As the numbskulls ducked out of Nordstrom (JWN) in after-hours trading you got a visual, virtual and visceral example of how imperfect stock markets are and what a waste of time and energy so much of what's called thinking and analysis can really be.
Let me set the stage. Nordstrom made a commitment several years ago to be competitive online, offline and wherever else they had to be in order to be able to defeat the likes of Macy's (M), Saks (SKS), Neiman, Ross Stores (ROST), TJX (TJX) and Amazon (AMZN).
Tall order. These are all, in their own way, excellent competitors. When I spoke with Blake Nordstrom, the president of the company almost a year ago, he said that to defeat all of these opponents the company would have to commit several billion dollars in infrastructure. It wasn't enough to offer omni-channel. He also said the company had to offer an omni-channel experience to rival the best customer service company in the world, Amazon.
When investors hear "investment," what they think about is a decline in earnings per share. Investment's a dirty word. The idea, though, is that one day, investment will peak and we will see earnings flow through. That's been the hope for ages, for example, for Amazon, and the principal reason why it has run this year is the possibility of peak investment within the near future as opposed to "within our lifetimes," which had become the bears' mantra.
So last night the smartest people -- and the most capitalized cohort focused on the name -- wanted to hear about peak spending, given that Nordstrom had traced out a $4.3 billion budget -- 5% of current sales -- with tech, the principal deadweight loss comprising 35% of the plan, the rest store expansion including the ridiculously expensive coming store in Manhattan and a staged build-out in Canada.
So, initially Nordstrom issues a release that says same store sales are in line to better, but that earnings are light. Now, the selling begins: the stock goes down a quick three points. At the time I was sitting with my stage manager, Kyle Remaly, and I said $74 bid 50,000, pretending to be like the old days. That's down about three from where it was at the close, and falling hard.

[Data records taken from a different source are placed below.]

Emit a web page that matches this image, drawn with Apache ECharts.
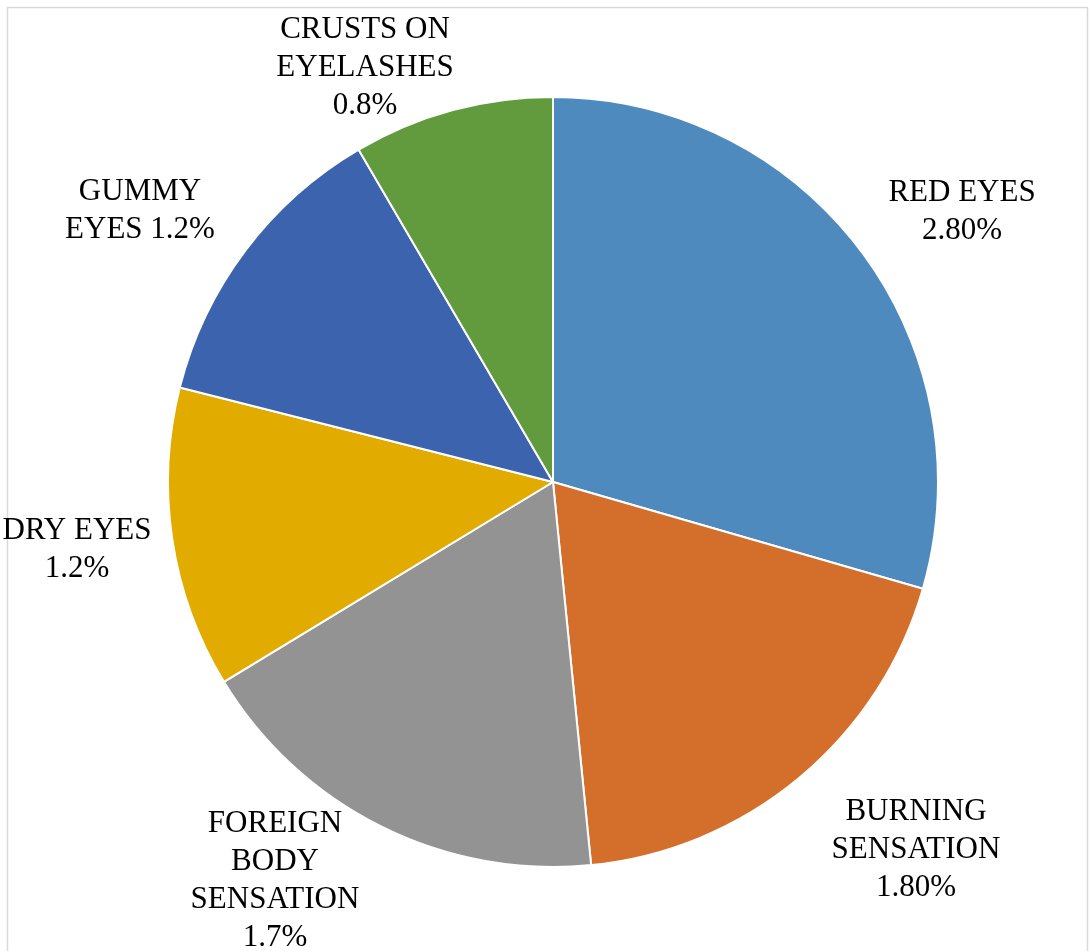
<!DOCTYPE html>
<html>
<head>
<meta charset="utf-8">
<script src="https://cdn.jsdelivr.net/npm/echarts@6/dist/echarts.min.js"></script>
<style>
html,body{margin:0;padding:0;background:#fff;}
#c{width:1089px;height:951px;}
</style>
</head>
<body>
<div id="c"></div>
<script>
const categories = ["RED EYES", "BURNING SENSATION", "FOREIGN BODY SENSATION", "DRY EYES", "GUMMY EYES", "CRUSTS ON EYELASHES"];
const values = [2.8, 1.8, 1.7, 1.2, 1.2, 0.8];
const labelTexts = ["RED EYES\n2.80%", "BURNING\nSENSATION\n1.80%", "FOREIGN\nBODY\nSENSATION\n1.7%", "DRY EYES\n1.2%", "GUMMY\nEYES 1.2%", "CRUSTS ON\nEYELASHES\n0.8%"];
const colors = ["#4F8ABE", "#D46F2B", "#939393", "#E2AB00", "#3C64AE", "#629B3E"];

// label anchor positions (layout only)
const labelAnchors = [[962, 212], [916, 850], [275, 881], [77, 550], [140, 211], [365, 68]];

const chart = echarts.init(document.getElementById('c'), null, {renderer: 'canvas'});
chart.setOption({
  animation: false,
  backgroundColor: '#ffffff',
  graphic: [{
    type: 'rect',
    shape: {x: 7.5, y: 7.5, width: 1080, height: 1000},
    style: {fill: 'none', stroke: '#d9d9d9', lineWidth: 1.5},
    silent: true,
    z: -1
  }],
  series: [{
    type: 'pie',
    center: [553, 482],
    radius: [0, 385],
    startAngle: 90,
    clockwise: true,
    avoidLabelOverlap: false,
    data: categories.map((c, i) => ({name: c, value: values[i], itemStyle: {color: colors[i]}})),
    itemStyle: {borderColor: '#ffffff', borderWidth: 2},
    label: {
      show: true,
      position: 'outside',
      formatter: p => labelTexts[p.dataIndex],
      fontFamily: '"Liberation Serif", "Times New Roman", serif',
      fontSize: 31,
      lineHeight: 38,
      color: '#000000',
      align: 'center'
    },
    labelLine: {show: false},
    labelLayout: function (params) {
      const a = labelAnchors[params.dataIndex];
      return {x: a[0], y: a[1], align: 'center', verticalAlign: 'middle'};
    },
    emphasis: {disabled: true}
  }]
});
</script>
</body>
</html>
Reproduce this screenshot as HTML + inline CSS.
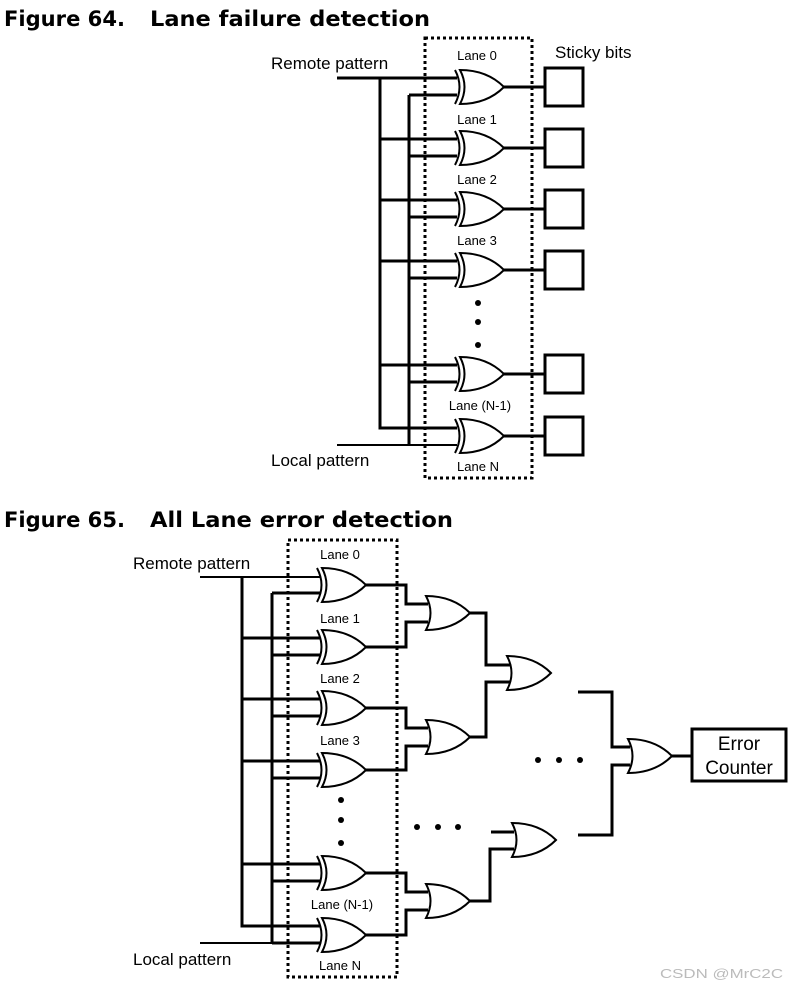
<!DOCTYPE html>
<html><head><meta charset="utf-8"><style>
html,body{margin:0;padding:0;background:#fff}
svg{display:block}
.t{font-family:"DejaVu Sans",Verdana,sans-serif;font-weight:bold;font-size:21px}
.l{font-family:"Liberation Sans",Arial,sans-serif;font-size:13px}
.p{font-family:"Liberation Sans",Arial,sans-serif;font-size:17px}
</style></head><body>
<svg width="791" height="988" viewBox="0 0 791 988" xmlns="http://www.w3.org/2000/svg">
<defs>
<g id="or"><path d="M0,0 Q27,0 44,17 Q27,34 0,34 Q9,17 0,0 Z" fill="#fff" stroke="#000" stroke-width="2"/></g>
<g id="xor"><path d="M0,0 Q27,0 44,17 Q27,34 0,34 Q9,17 0,0 Z" fill="#fff" stroke="#000" stroke-width="2"/><path d="M-5,0 Q4,17 -5,34" fill="none" stroke="#000" stroke-width="2"/></g>
</defs>
<text class="t" x="4" y="26" textLength="121" lengthAdjust="spacingAndGlyphs">Figure 64.</text>
<text class="t" x="150" y="26" textLength="280" lengthAdjust="spacingAndGlyphs">Lane failure detection</text>
<text class="t" x="4" y="527" textLength="121" lengthAdjust="spacingAndGlyphs">Figure 65.</text>
<text class="t" x="150" y="527" textLength="303" lengthAdjust="spacingAndGlyphs">All Lane error detection</text>

<!-- Figure 64 -->
<rect x="425" y="38" width="107" height="440" fill="none" stroke="#000" stroke-width="3" stroke-dasharray="3,3"/>
<g stroke="#000" stroke-width="3" fill="none">
<path d="M337,78 H457"/>
<path d="M380,78 V428 H457"/>
<path d="M337,445 H457" stroke-width="2"/>
<path d="M409,95 V445"/>
<path d="M380,139 H457 M380,200 H457 M380,261 H457 M380,365 H457"/>
<path d="M409,95 H457 M409,156 H457 M409,217 H457 M409,278 H457 M409,382 H457"/>
<path d="M503,87 H545 M503,148 H545 M503,209 H545 M503,270 H545 M503,374 H545 M503,436 H545"/>
<rect x="545" y="68" width="38" height="38"/><rect x="545" y="129" width="38" height="38"/><rect x="545" y="190" width="38" height="38"/><rect x="545" y="251" width="38" height="38"/><rect x="545" y="355" width="38" height="38"/><rect x="545" y="417" width="38" height="38"/>
</g>
<use href="#xor" x="460" y="70"/><use href="#xor" x="460" y="131"/><use href="#xor" x="460" y="192"/><use href="#xor" x="460" y="253"/><use href="#xor" x="460" y="357"/><use href="#xor" x="460" y="419"/>
<circle cx="478" cy="303" r="3"/><circle cx="478" cy="322" r="3"/><circle cx="478" cy="345" r="3"/>
<g class="l" text-anchor="middle"><text x="477" y="60">Lane 0</text><text x="477" y="124">Lane 1</text><text x="477" y="184">Lane 2</text><text x="477" y="245">Lane 3</text><text x="480" y="410">Lane (N-1)</text><text x="478" y="471">Lane N</text></g>
<text class="p" x="271" y="69">Remote pattern</text>
<text class="p" x="271" y="466">Local pattern</text>
<text class="p" x="555" y="58">Sticky bits</text>

<!-- Figure 65 -->
<rect x="288" y="540" width="109" height="437" fill="none" stroke="#000" stroke-width="3" stroke-dasharray="3,3"/>
<g stroke="#000" stroke-width="3" fill="none">
<path d="M200,577 H320" stroke-width="2"/>
<path d="M242,577 V926 H320"/>
<path d="M200,943 H272" stroke-width="2"/><path d="M272,943 H320"/>
<path d="M272,593 V943"/>
<path d="M242,638 H320 M242,699 H320 M242,761 H320 M242,864 H320"/>
<path d="M272,593 H320 M272,655 H320 M272,716 H320 M272,778 H320 M272,881 H320"/>
<path d="M365,585 H406 V604 H428 M365,647 H406 V622 H428"/>
<path d="M365,708 H406 V728 H428 M365,770 H406 V746 H428"/>
<path d="M365,873 H406 V892 H428 M365,935 H406 V910 H428"/>
<path d="M469,613 H486 V665 H510 M469,737 H486 V682 H510"/>
<path d="M491,832 H514 M469,901 H490 V849 H514"/>
<path d="M578,692 H612 V747 H630 M578,835 H612 V765 H630"/>
<path d="M672,756 H692"/>
<rect x="692" y="729" width="94" height="52"/>
</g>
<use href="#xor" x="322" y="568"/><use href="#xor" x="322" y="630"/><use href="#xor" x="322" y="691"/><use href="#xor" x="322" y="753"/><use href="#xor" x="322" y="856"/><use href="#xor" x="322" y="918"/>
<use href="#or" x="426" y="596"/><use href="#or" x="426" y="720"/><use href="#or" x="426" y="884"/>
<use href="#or" x="507" y="656"/><use href="#or" x="512" y="823"/><use href="#or" x="628" y="739"/>
<circle cx="341" cy="800" r="3"/><circle cx="341" cy="820" r="3"/><circle cx="341" cy="843" r="3"/>
<circle cx="417" cy="827" r="3"/><circle cx="438" cy="827" r="3"/><circle cx="458" cy="827" r="3"/>
<circle cx="538" cy="760" r="3"/><circle cx="559" cy="760" r="3"/><circle cx="580" cy="760" r="3"/>
<g class="l" text-anchor="middle"><text x="340" y="559">Lane 0</text><text x="340" y="623">Lane 1</text><text x="340" y="683">Lane 2</text><text x="340" y="745">Lane 3</text><text x="342" y="909">Lane (N-1)</text><text x="340" y="970">Lane N</text></g>
<text class="p" x="133" y="569">Remote pattern</text>
<text class="p" x="133" y="965">Local pattern</text>
<text x="739" y="750" text-anchor="middle" style="font-family:'Liberation Sans',Arial,sans-serif;font-size:19px">Error</text>
<text x="739" y="774" text-anchor="middle" style="font-family:'Liberation Sans',Arial,sans-serif;font-size:19px">Counter</text>
<text x="660" y="978" textLength="123" lengthAdjust="spacingAndGlyphs" style="font-family:'Liberation Sans',Arial,sans-serif;font-size:13px" fill="#bbb">CSDN @MrC2C</text>
</svg>
</body></html>
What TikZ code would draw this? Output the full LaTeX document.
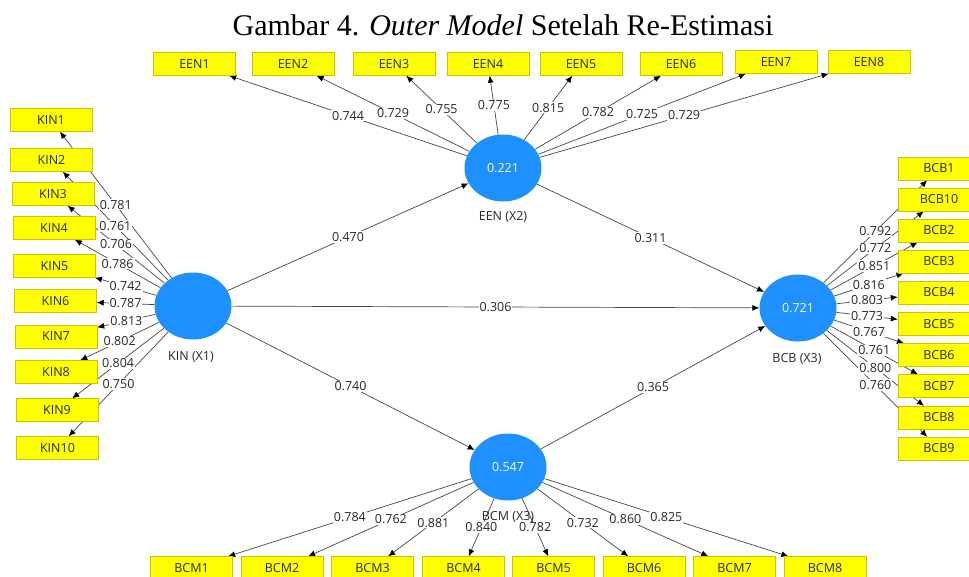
\documentclass[tikz,border=0pt]{standalone}
\usepackage{fontspec}
\setmainfont{Liberation Serif}
\newfontfamily\plsfont{Open Sans}
\usepackage{xcolor}
\usepackage{tikz}
\definecolor{plsblue}{RGB}{30, 144, 255}
\definecolor{plsyellow}{RGB}{255, 255, 0}
\definecolor{plsborder}{RGB}{205, 195, 0}
\definecolor{plsline}{RGB}{70, 70, 70}
\definecolor{plstext}{RGB}{40, 40, 40}
\usetikzlibrary{arrows.meta,positioning,shapes.geometric,backgrounds}

% line under the boxes, value on top of the lines
\newcommand{\loadarrow}[3]{%
  \begin{pgfonlayer}{background}
    \draw[loadline] (#1) -- (#2);
  \end{pgfonlayer}
  \path (#1) -- (#2) node[midway, value] {#3};
}

\begin{document}
\begin{tikzpicture}[x=1pt, y=-1pt, every node/.style={font=\plsfont\fontsize{12.5}{14}\selectfont}]
    % Define styles
    \tikzstyle{indicator} = [rectangle, draw=plsborder, fill=plsyellow, text=plstext,
                             minimum width=82pt, minimum height=23pt, inner sep=0pt]
    \tikzstyle{latent} = [ellipse, fill=plsblue, text=white,
                          minimum width=77pt, minimum height=67pt, inner sep=0pt]
    \tikzstyle{latname} = [text=plstext, inner sep=1pt]
    \tikzstyle{loadline} = [-{Latex[length=7pt,width=6pt,color=black]}, draw=plsline, line width=0.7pt]
    \tikzstyle{value} = [fill=white, text=plstext, inner sep=1pt]

    \useasboundingbox (0,0) rectangle (969,576);
    \clip (0,0) rectangle (969,576);

    % Title
    \node[font=\rmfamily\fontsize{30}{34}\selectfont, anchor=base] (title) at (503,35)
        {Gambar 4. \textit{Outer Model} Setelah Re-Estimasi};

    % Latent variables
    \node[latent] (kin) at (193,306) {};
    \node[latent] (een) at (503,168) {0.221};
    \node[latent] (bcm) at (508,467) {0.547};
    \node[latent] (bcb) at (798,308) {0.721};
    \node[latname] (kinname) at (191,357) {KIN (X1)};
    \node[latname] (eenname) at (503,217) {EEN (X2)};
    \node[latname] (bcmname) at (508,517) {BCM (X3)};
    \node[latname] (bcbname) at (797,359) {BCB (X3)};

    % KIN indicators
    \node[indicator] (kin1) at (51,120) {KIN1};
    \node[indicator] (kin2) at (51.5,160) {KIN2};
    \node[indicator] (kin3) at (53,194) {KIN3};
    \node[indicator] (kin4) at (54,228) {KIN4};
    \node[indicator] (kin5) at (54.5,266) {KIN5};
    \node[indicator] (kin6) at (55.5,301) {KIN6};
    \node[indicator] (kin7) at (56,336.5) {KIN7};
    \node[indicator] (kin8) at (56,372) {KIN8};
    \node[indicator] (kin9) at (57,410) {KIN9};
    \node[indicator] (kin10) at (57.5,448) {KIN10};

    % EEN indicators
    \node[indicator] (een1) at (194.5,64) {EEN1};
    \node[indicator] (een2) at (293,64) {EEN2};
    \node[indicator] (een3) at (394,64) {EEN3};
    \node[indicator] (een4) at (488,64) {EEN4};
    \node[indicator] (een5) at (581,64) {EEN5};
    \node[indicator] (een6) at (681,64) {EEN6};
    \node[indicator] (een7) at (776,62) {EEN7};
    \node[indicator] (een8) at (869,62) {EEN8};

    % BCB indicators
    \node[indicator] (bcb1) at (939,168.5) {BCB1};
    \node[indicator] (bcb10) at (939,199.5) {BCB10};
    \node[indicator] (bcb2) at (939,230.5) {BCB2};
    \node[indicator] (bcb3) at (939,261.5) {BCB3};
    \node[indicator] (bcb4) at (939,292.5) {BCB4};
    \node[indicator] (bcb5) at (939,324) {BCB5};
    \node[indicator] (bcb6) at (939,355) {BCB6};
    \node[indicator] (bcb7) at (939,386) {BCB7};
    \node[indicator] (bcb8) at (939,417.5) {BCB8};
    \node[indicator] (bcb9) at (939,448.5) {BCB9};

    % BCM indicators
    \node[indicator] (bcm1) at (191.5,568) {BCM1};
    \node[indicator] (bcm2) at (282,568) {BCM2};
    \node[indicator] (bcm3) at (372.5,568) {BCM3};
    \node[indicator] (bcm4) at (463.5,568) {BCM4};
    \node[indicator] (bcm5) at (553.5,568) {BCM5};
    \node[indicator] (bcm6) at (644,568) {BCM6};
    \node[indicator] (bcm7) at (734.5,568) {BCM7};
    \node[indicator] (bcm8) at (825,568) {BCM8};

    % Outer loadings
    \loadarrow{kin}{kin1}{0.781}
    \loadarrow{kin}{kin2}{0.761}
    \loadarrow{kin}{kin3}{0.706}
    \loadarrow{kin}{kin4}{0.786}
    \loadarrow{kin}{kin5}{0.742}
    \loadarrow{kin}{kin6}{0.787}
    \loadarrow{kin}{kin7}{0.813}
    \loadarrow{kin}{kin8}{0.802}
    \loadarrow{kin}{kin9}{0.804}
    \loadarrow{kin}{kin10}{0.750}

    \loadarrow{een}{een1}{0.744}
    \loadarrow{een}{een2}{0.729}
    \loadarrow{een}{een3}{0.755}
    \loadarrow{een}{een4}{0.775}
    \loadarrow{een}{een5}{0.815}
    \loadarrow{een}{een6}{0.782}
    \loadarrow{een}{een7}{0.725}
    \loadarrow{een}{een8}{0.729}

    \loadarrow{bcb}{bcb1}{0.792}
    \loadarrow{bcb}{bcb10}{0.772}
    \loadarrow{bcb}{bcb2}{0.851}
    \loadarrow{bcb}{bcb3}{0.816}
    \loadarrow{bcb}{bcb4}{0.803}
    \loadarrow{bcb}{bcb5}{0.773}
    \loadarrow{bcb}{bcb6}{0.767}
    \loadarrow{bcb}{bcb7}{0.761}
    \loadarrow{bcb}{bcb8}{0.800}
    \loadarrow{bcb}{bcb9}{0.760}

    \loadarrow{bcm}{bcm1}{0.784}
    \loadarrow{bcm}{bcm2}{0.762}
    \loadarrow{bcm}{bcm3}{0.881}
    \loadarrow{bcm}{bcm4}{0.840}
    \loadarrow{bcm}{bcm5}{0.782}
    \loadarrow{bcm}{bcm6}{0.732}
    \loadarrow{bcm}{bcm7}{0.860}
    \loadarrow{bcm}{bcm8}{0.825}

    % Path coefficients
    \loadarrow{kin}{een}{0.470}
    \loadarrow{kin}{bcb}{0.306}
    \loadarrow{kin}{bcm}{0.740}
    \loadarrow{een}{bcb}{0.311}
    \loadarrow{bcm}{bcb}{0.365}
\end{tikzpicture}
\end{document}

The next thing I know the stock's offered at $74. I say $73.75 for 50. He asks what the heck am I doing. I said that the people who are selling have not a clue of what's driving the stock, and I want to pick some up down three and a quarter dollars because what matters is capex and that, unless they say they are going to spend even more than they thought and it would last longer, you are going to get a nice bounce when the call begins.
The stock then settles at $74 when the company starts talking. It starts to go through the numbers and they are fine, but then in the forward guidance the CFO says that 2015 will be the peak year of company spend. In maybe three minutes the stock's unchanged; when he then hints that spending can decline for other than the Manhattan build-out, the stock goes up a buck from where it went out, and is trading north of $78. It stays there until some analyst asks if peak spending means "accelerated earnings growth," and immediately the CFO tells him not to conflate peak spend with accelerated earnings growth and the stock sheds a dollar.
It then stabilizes when the company says that business got better throughout the quarter, particularly the off-priced Rack, and how the holiday season wasn't promotional. Then the call ended and so did the trading.
What's instructive here? I don't encourage after-hours trading, but the morons who shoot first are often such dopes they you get a chance to make money. With Nordstrom, knowing the key metric was all it took. I wish there were more to it. But there isn't, because with a peak spend you have a terrific earnings growth story, and without it? You have a $75 stock. Let's see if, when the real investors come in, they understand the difference.